Judy se sintió culpable. El señor Gaines daba la cara por ella, y ella le había mentido.
– Tranquilo, profe.
– No, no, Danny no querrá ser maleducado y se presentará. Imagino que le interesará conocer a un célebre boxeador. Tiene en su haber veinticinco peleas, veinticuatro ganadas por fuera de combate. Y sólo una por puntos. Dentro de unos meses boxeará en un combate de doce asaltos.
Morales se tranquilizó; le habían aliviado las credenciales expuestas por el otro. Saludó con la cabeza a Judy.
– Danny Morales. Si es usted amiga del señor Gaines, me alegro de conocerla. Puede preguntarme lo que desee saber sobre ese deporte. Historia, trucos, lo que sea. No me importa.
– Se lo agradezco, Danny. No sé cómo se llama su esposa… -dijo Judy, y la joven sonrió, al parecer contenta ante unas atenciones que le parecieron poco habituales.
– Ronnie, Ronnie Morales -dijo-. Si le interesa aprender a hacer calceta, cuente conmigo.
Judy se acercó a ella.
– ¿Qué es lo que está tejiendo?
– Una bufanda para Danny. -Se llevó un dedo a los labios-. Pero no se lo diga a él. Tendría que ser una sorpresa.
Morales casi esbozó una sonrisa.
– Como si no lo supiera. Será la tercera que me hace, aparte de un jersey.
– Es un hombre afortunado -dijo Judy, y la conversación se interrumpió. No podía hablar con Ronnie delante de su marido. Tendría que buscar un sitio al que no accedieran los hombres.

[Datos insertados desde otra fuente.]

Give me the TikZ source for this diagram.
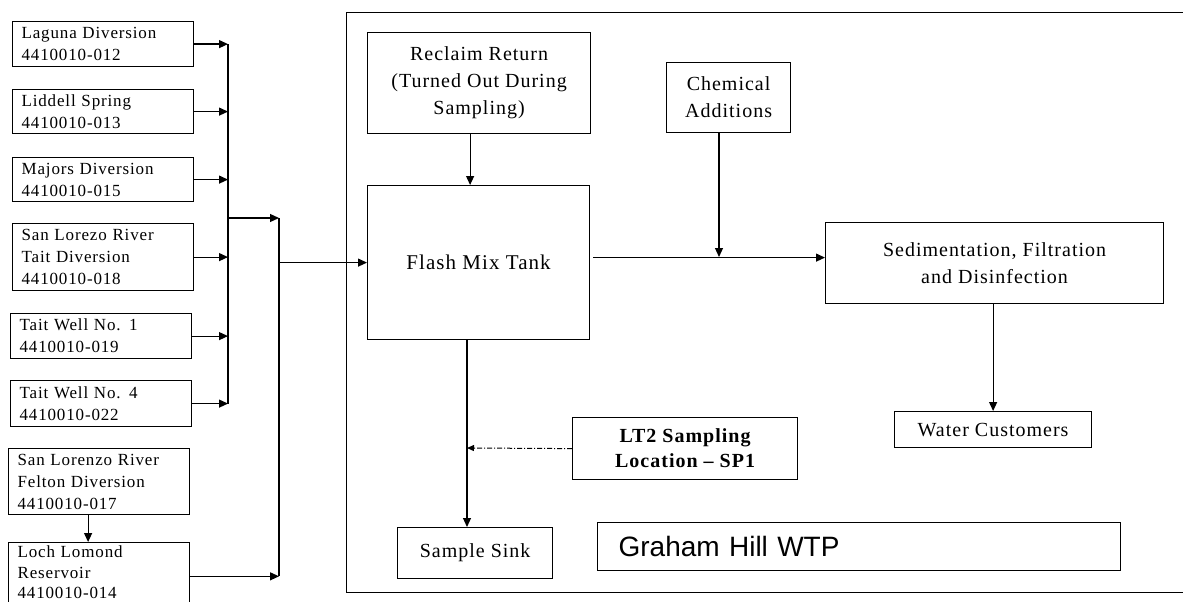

– ¿Sabe dónde están los lavabos de señoras, Ronnie? No creo que una pueda lavarse en los vestuarios…
– Al fondo. Tendrá que utilizar el del portero.
– No lo veo. ¿Está muy lejos?
– Un poco. ¿Quiere que la acompañe? -dijo Ronnie, dejando el punto.
– Se lo agradezco -respondió Judy, como si fuera lo más normal-. Usted primero.
5
Bennie entró precipitadamente en su despacho con una taza de humeante café y quitó de la mesa los mensajes telefónicos, la correspondencia y los papeles referentes a otros casos. Connolly se había convertido en su máxima prioridad. ¡Cómo no, si ya era jueves! Se quitó la chaqueta, se fijó en la tirita que llevaba en el pliegue del brazo y pasó el dedo por el bultito teñido de rojo del centro. Su sangre; la sangre de Connolly. En una semana sabría si eran iguales. Después de la prueba, la posibilidad le parecía más probable, pese a que sabía que su razonamiento no era del todo lógico.